Lavar a alma: Gisberta e o "bullying"

Ultimamente, não se tem visto outra coisa nos telejornais e em todo o tipo de média que não casos do recentemente chamado "bullying". Ele é a rapariga violentamente agredida por duas mais velhas, é o fuzileiro espancado pelos colegas, é mais uma miúda agredida e colocada dentro de um contentor de lixo por colegas da escola, enfim, parece que de repente se acordou para algo há muito adormecido, e que, quer queiram quer não, sempre existiu.

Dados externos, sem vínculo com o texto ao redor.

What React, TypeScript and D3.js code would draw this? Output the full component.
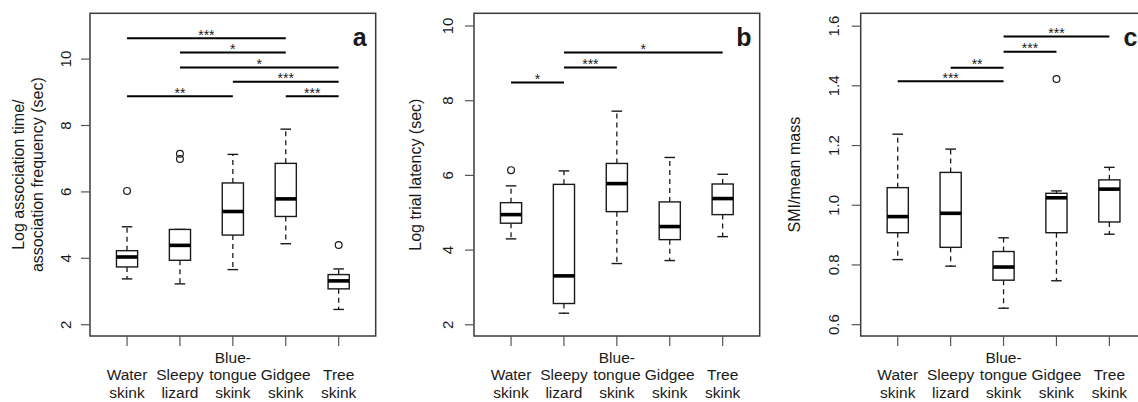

E o bullying constante e eterno que uma mulher transexual como eu sofre? Atenção que não estou a menosprezar a importância e gravidade de todos estes casos e de muitos outros de que não se sabe, mas convém deitar aqui umas achas para a fogueira, relembrando o infeliz caso de Gisberta Salce Júnior, mulher transexual tal como eu. E eu penso muitas vezes que no lugar dela poderia estar eu. E que o bullying que ela sofreu durante três longos dias e que culminou com a sua trágica morte poderia ter sido evitado. E que me pode acontecer o mesmo.

Para quem não se lembra, Gisberta foi violentamente agredida por um grupo de adolescentes, que além da porrada, a violaram, enfiaram-lhe paus pelo anús, tentaram estrangulá-la, tentaram atear fogo ao seu corpo pois pensaram que, após três dias de tortura, ela já estava morta, mas como não o estava, decidiram atirá-la para um poço cheio de água no prédio em construção onde ela "morava". Gisberta morreu afogada.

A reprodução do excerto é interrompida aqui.